As an update, I’m still working through this but I’m starting to suspect that my problem is hardware and power connection related.

After struggling with the 4070 Ti, I switched it out for an old TitanX and all the problems went away. That made me think that the 4070 Ti was bad and just this week I upgraded to a 5070 Ti (same card as you).

The 5070 Ti wants three PCIe power connectors. My power supply is a Corsair 860W with 6 PCIe outputs so it should be fine to run the new card. I thought that I had two connectors and only needed to buy one new cable but I realize my current cable is just a single PCIe power cable with two outputs on a splitter.

My 4070 Ti wanted two PCIe power connections and I connected both of them to that splitter.
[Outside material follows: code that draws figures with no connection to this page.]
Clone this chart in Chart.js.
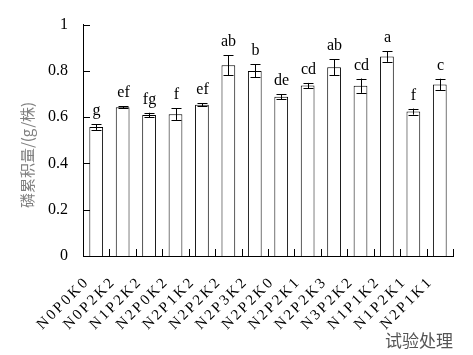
<!DOCTYPE html>
<html>
<head>
<meta charset="utf-8">
<script src="https://cdn.jsdelivr.net/npm/chart.js@4.4.1/dist/chart.umd.min.js"></script>
<style>
  html, body { margin: 0; padding: 0; background: #fff; }
  #wrap { width: 473px; height: 355px; }
</style>
</head>
<body>
<div id="wrap"><canvas id="chart" width="473" height="355"></canvas></div>
<script>
// 处理名称
const treatments = ['N0P0K0', 'N0P2K2', 'N1P2K2', 'N2P0K2', 'N2P1K2', 'N2P2K2', 'N2P3K2',
  'N2P2K0', 'N2P2K1', 'N2P2K3', 'N3P2K2', 'N1P1K2', 'N1P2K1', 'N2P1K1'];
// 磷累积量 (g/株)
const phosphorus = [0.557, 0.643, 0.609, 0.613, 0.654, 0.824, 0.800,
  0.688, 0.737, 0.816, 0.736, 0.862, 0.624, 0.741];
// 标准误
const stdErr = [0.012, 0.005, 0.010, 0.025, 0.006, 0.043, 0.028,
  0.011, 0.011, 0.035, 0.031, 0.023, 0.013, 0.025];
// 显著性字母
const sigLetters = ['g', 'ef', 'fg', 'f', 'ef', 'ab', 'b', 'de', 'cd', 'ab', 'cd', 'a', 'f', 'c'];
// y 轴刻度
const yTicks = [0, 0.2, 0.4, 0.6, 0.8, 1];

const SERIF = "'Liberation Serif', 'Times New Roman', serif";
const CJK = "'Noto Sans CJK SC', sans-serif";

// 类别轴，标签加字距
class SpacedCategoryScale extends Chart.CategoryScale {
  drawLabels(chartArea) {
    const ctx = this.ctx;
    ctx.save();
    ctx.letterSpacing = '2.5px';
    super.drawLabels(chartArea);
    ctx.restore();
  }
}
SpacedCategoryScale.id = 'spacedCategory';
SpacedCategoryScale.defaults = Chart.CategoryScale.defaults;
Chart.register(SpacedCategoryScale);

// 误差线、字母、朝内刻度、y 轴标题
const extrasPlugin = {
  id: 'extras',
  afterDatasetsDraw(chart) {
    const ctx = chart.ctx;
    const x = chart.scales.x;
    const y = chart.scales.y;
    const area = chart.chartArea;
    ctx.save();
    ctx.strokeStyle = '#000';
    ctx.lineWidth = 1;

    // 误差线
    phosphorus.forEach((v, i) => {
      const cx = Math.round(x.getPixelForValue(i)) + 0.5;
      const yHi = y.getPixelForValue(v + stdErr[i]);
      const yLo = y.getPixelForValue(v - stdErr[i]);
      ctx.beginPath();
      ctx.moveTo(cx, yHi); ctx.lineTo(cx, yLo);
      ctx.moveTo(cx - 5, Math.round(yHi) + 0.5); ctx.lineTo(cx + 5, Math.round(yHi) + 0.5);
      ctx.moveTo(cx - 5, Math.round(yLo) + 0.5); ctx.lineTo(cx + 5, Math.round(yLo) + 0.5);
      ctx.stroke();

      ctx.fillStyle = '#000';
      ctx.font = '16px ' + SERIF;
      ctx.textAlign = 'center';
      ctx.textBaseline = 'alphabetic';
      ctx.fillText(sigLetters[i], cx, yHi - 9);
    });

    // x 轴刻度（类别边界，朝内）
    ctx.beginPath();
    for (let i = 0; i <= treatments.length; i++) {
      const px = Math.round(x.getPixelForValue(i - 0.5)) + 0.5;
      ctx.moveTo(px, area.bottom);
      ctx.lineTo(px, area.bottom - 7);
    }
    // y 轴刻度（朝内）
    yTicks.forEach(t => {
      const py = Math.round(y.getPixelForValue(t)) + 0.5;
      ctx.moveTo(area.left, py);
      ctx.lineTo(area.left + 7, py);
    });
    ctx.stroke();

    // y 轴标题
    ctx.translate(27, 155);
    ctx.rotate(-Math.PI / 2);
    ctx.fillStyle = '#808080';
    ctx.font = '15px ' + CJK;
    ctx.textAlign = 'center';
    ctx.textBaseline = 'middle';
    ctx.fillText('磷累积量/(g/株)', 0, 0);
    ctx.restore();
  }
};

new Chart(document.getElementById('chart'), {
  type: 'bar',
  data: {
    labels: treatments,
    datasets: [{
      data: phosphorus,
      backgroundColor: '#fff',
      borderColor: '#000',
      borderWidth: 1,
      barPercentage: 0.52,
      categoryPercentage: 1.0
    }]
  },
  options: {
    responsive: false,
    animation: false,
    layout: { padding: { top: 15, right: 20, left: 0, bottom: 0 } },
    plugins: { legend: { display: false }, tooltip: { enabled: false } },
    scales: {
      x: {
        type: 'spacedCategory',
        grid: { display: false, drawTicks: false },
        border: { display: true, color: '#000', width: 1 },
        ticks: {
          color: '#000',
          font: { family: SERIF, size: 15 },
          minRotation: 45,
          maxRotation: 45,
          padding: 17,
          labelOffset: -9,
          autoSkip: false
        },
        title: {
          display: true,
          text: '试验处理',
          align: 'end',
          color: '#555',
          font: { family: CJK, size: 17 },
          padding: { top: 0, bottom: 4 }
        },
        afterFit(scale) { scale.height = 99; }
      },
      y: {
        min: 0,
        max: 1,
        afterBuildTicks(scale) { scale.ticks = yTicks.map(v => ({ value: v })); },
        grid: { display: false, drawTicks: false },
        border: { display: true, color: '#000', width: 1 },
        ticks: {
          color: '#000',
          font: { family: SERIF, size: 16 },
          padding: 15,
          callback: value => String(Math.round(value * 10) / 10)
        },
        afterFit(scale) { scale.width = 83; }
      }
    }
  },
  plugins: [extrasPlugin]
});
</script>
</body>
</html>
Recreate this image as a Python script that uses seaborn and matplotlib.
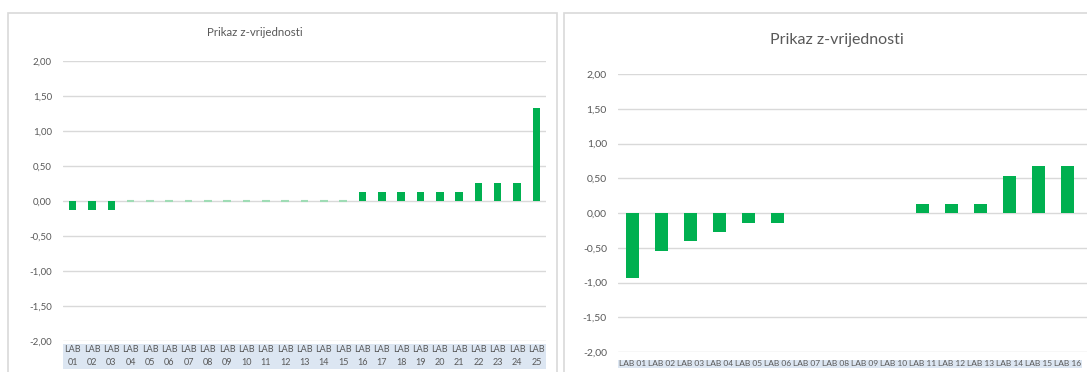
import numpy as np
import pandas as pd
import seaborn as sns
from matplotlib import pyplot as plt
from matplotlib.patches import Rectangle
from matplotlib.ticker import FuncFormatter

# left chart data
left_labs = ['LAB\n%02d' % i for i in range(1, 26)]
left_z = [-0.13, -0.13, -0.13, 0, 0, 0, 0, 0, 0, 0, 0, 0, 0, 0, 0,
          0.13, 0.13, 0.13, 0.13, 0.13, 0.13, 0.26, 0.26, 0.26, 1.33]

# right chart data (only the visible part of the cropped chart)
right_labs = ['LAB %02d' % i for i in range(1, 17)]
right_z = [-0.94, -0.54, -0.40, -0.27, -0.14, -0.14, 0, 0, 0, 0,
           0.13, 0.13, 0.13, 0.53, 0.67, 0.67]

yticks = [-2, -1.5, -1, -0.5, 0, 0.5, 1, 1.5, 2]
title = 'Prikaz z-vrijednosti'

green = '#00b050'
grid_c = '#d9d9d9'
text_c = '#595959'
lab_bg = '#dce6f2'

sns.set_theme(style='white')
plt.rcParams['font.family'] = ['Lato', 'DejaVu Sans']

W, H = 1087, 372
fig = plt.figure(figsize=(W / 100, H / 100), dpi=100)

# chart frames (figure pixel coords)
for x0, x1 in [(8, 557), (564, 1200)]:
    fig.patches.append(Rectangle((x0 / W, -0.1), (x1 - x0) / W, (H - 13) / H + 0.1,
                                 transform=fig.transFigure, fill=False,
                                 edgecolor=grid_c, linewidth=1.2))

fmt = FuncFormatter(lambda v, p: ('%.2f' % v).replace('.', ','))


def style_axis(ax, fs_y, fs_x, bpad, xpad):
    ax.set_ylim(-2, 2)
    ax.set_yticks(yticks)
    ax.yaxis.set_major_formatter(fmt)
    ax.grid(axis='y', color=grid_c, linewidth=1)
    ax.set_axisbelow(True)
    for s in ax.spines.values():
        s.set_visible(False)
    ax.tick_params(axis='both', length=0, colors=text_c)
    ax.tick_params(axis='y', labelsize=fs_y, pad=8)
    ax.tick_params(axis='x', labelsize=fs_x, pad=xpad)
    ax.set_xlabel('')
    ax.set_ylabel('')
    for t in ax.get_xticklabels():
        t.set_bbox(dict(facecolor=lab_bg, edgecolor='none', pad=bpad))


# left chart
ax1 = fig.add_axes([63 / W, 31 / H, 483 / W, 280 / H])
sns.barplot(x=left_labs, y=left_z, color=green, saturation=1, width=0.39,
            linewidth=0, ax=ax1)
for p in ax1.patches:
    if p.get_height() == 0:
        p.set_edgecolor('#9fdcb5')
        p.set_linewidth(1.5)
ax1.set_xlim(-0.5, len(left_labs) - 0.5)
style_axis(ax1, 7, 6.5, 1.2, 3)
for t in ax1.get_xticklabels():
    t.set_linespacing(1.6)
fig.text(255 / W, 1 - 33 / H, title, ha='center', va='center', fontsize=8.3, color=text_c)

# right chart (cropped at figure edge)
ax2 = fig.add_axes([618 / W, 20 / H, 29 * 17 / W, 278 / H])
sns.barplot(x=right_labs, y=right_z, color=green, saturation=1, width=0.44,
            linewidth=0, ax=ax2)
ax2.set_xlim(-0.5, 16.5)
style_axis(ax2, 7.5, 6.0, 0.6, 6)
fig.text(837 / W, 1 - 40 / H, title, ha='center', va='center', fontsize=11.5, color=text_c)

fig.savefig('out.png', dpi=100)
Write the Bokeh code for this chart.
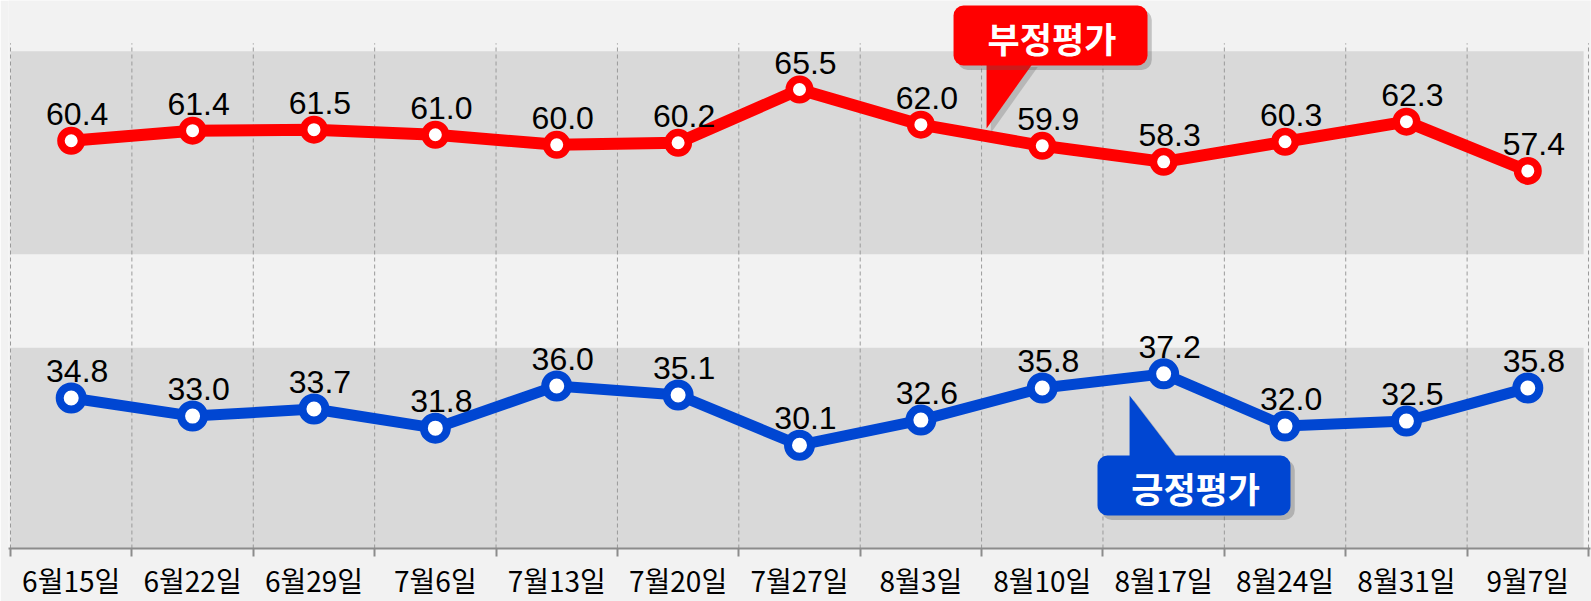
from bokeh.plotting import figure
from bokeh.models import FixedTicker, BoxAnnotation, Range1d, Label
from bokeh.core.properties import value
from bokeh.embed import file_html
from bokeh.resources import INLINE

# ---- data ----
dates = ["6월15일", "6월22일", "6월29일", "7월6일", "7월13일", "7월20일", "7월27일",
         "8월3일", "8월10일", "8월17일", "8월24일", "8월31일", "9월7일"]
negative = [60.4, 61.4, 61.5, 61.0, 60.0, 60.2, 65.5, 62.0, 59.9, 58.3, 60.3, 62.3, 57.4]
positive = [34.8, 33.0, 33.7, 31.8, 36.0, 35.1, 30.1, 32.6, 35.8, 37.2, 32.0, 32.5, 35.8]
series_names = ["부정평가", "긍정평가"]

RED = "#ff0000"
BLUE = "#0046d2"
FONT_NUM = "Liberation Sans"
FONT_KR = "Noto Sans CJK KR"

idx = list(range(len(dates)))
bounds = [i - 0.5 for i in range(len(dates) + 1)]
Y0, Y1 = 19.82, 74.36

p = figure(frame_width=1582, frame_height=548, output_backend="svg", toolbar_location=None,
           x_range=Range1d(-0.5165, 12.5165), y_range=Range1d(Y0, Y1),
           y_axis_location=None,
           min_border_left=8, min_border_right=1, min_border_top=0, min_border_bottom=0)
p.background_fill_color = "#f2f2f2"
p.border_fill_color = "#f2f2f2"
p.outline_line_color = None
p.xgrid.visible = False
p.ygrid.visible = False

# background bands
p.quad(left=-0.5, right=12.46, bottom=[Y0, 49.1], top=[39.8, 69.3],
       fill_color="#d9d9d9", line_color=None)

# vertical dashed separators
p.segment(x0=bounds, y0=Y0, x1=bounds, y1=70.1, line_color="#9a9a9a",
          line_dash="4 3", line_width=1)

# series
for vals, col, sz, lw, w in [(negative, RED, 20.5, 7.5, 12), (positive, BLUE, 23, 8, 11)]:
    p.line(idx, vals, line_color=col, line_width=w)
    p.scatter(idx, vals, size=sz, fill_color="white", line_color=col, line_width=lw)
    p.text(idx, vals, text=[f"{v:.1f}" for v in vals], x_offset=6, y_offset=-27,
           text_align="center", text_baseline="alphabetic",
           text_font=value(FONT_NUM), text_font_size="32px", text_color="black")

# x axis
ax = p.xaxis[0]
ax.ticker = FixedTicker(ticks=idx, minor_ticks=bounds)
ax.major_label_overrides = {i: d for i, d in zip(idx, dates)}
ax.axis_line_color = "#8c8c8c"
ax.axis_line_width = 2
ax.major_tick_line_color = None
ax.major_tick_out = 0
ax.major_tick_in = 0
ax.minor_tick_line_color = "#8c8c8c"
ax.minor_tick_line_width = 2
ax.minor_tick_out = 8
ax.minor_tick_in = 0
ax.major_label_text_font = FONT_KR
ax.major_label_text_font_size = "28px"
ax.major_label_text_color = "black"
ax.major_label_standoff = 3

# callouts
def callout(left, right, bottom, top, tri_x, tri_base, tri_tip, col, text, tx, ty):
    dx, dy = 0.035, -0.45
    p.add_layout(BoxAnnotation(left=left + dx, right=right + dx, bottom=bottom + dy, top=top + dy,
                               fill_color="#555555", fill_alpha=0.3, line_color=None,
                               border_radius=10))
    p.patch([tri_x[0] + dx, tri_x[1] + dx, tri_x[0] + dx],
            [tri_base + dy, tri_base + dy, tri_tip + dy],
            fill_color="#555555", fill_alpha=0.25, line_color=None)
    p.patch([tri_x[0], tri_x[1], tri_x[0]], [tri_base, tri_base, tri_tip],
            fill_color=col, line_color=None)
    p.add_layout(BoxAnnotation(left=left, right=right, bottom=bottom, top=top,
                               fill_color=col, fill_alpha=1, line_color=None,
                               border_radius=10))
    p.add_layout(Label(x=tx, y=ty, text=text, text_align="center", text_baseline="middle",
                       text_color="white", text_font=FONT_KR, text_font_style="bold",
                       text_font_size="35px"))

callout(7.269, 8.867, 67.89, 73.86, (7.541, 7.928), 68.2, 61.62, RED,
        series_names[0], 8.08, 70.71)
callout(8.455, 10.045, 23.11, 29.08, (8.719, 9.114), 28.8, 35.05, BLUE,
        series_names[1], 9.263, 25.89)

open("out.html", "w").write(file_html(p, INLINE))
I’m now starting to suspect that I was starving it for power since I was really only running it off one PCIe output from my power supply.

So, I’m now waiting for my new cables to arrive and will let you know if I get my 5070 Ti working. However, make sure you’re powering your card with three dedicated PCIe cables connected to three different PCIe outputs on your power supply and that your power supply is rated high enough.

Confirmed that it was insufficient power to the GPU because of that split PCIe cable (sigh). My 5070 Ti is working fine with:

  • Ubuntu 24.04
  • Drivers installed using: ubuntu-drivers install --gpgpu nvidia:580-server-open
  • Pytorch installed using: pip3 install torch torchvision --index-url https://download.pytorch.org/whl/cu130
  • Three dedicated and fully separate PCIe power connections.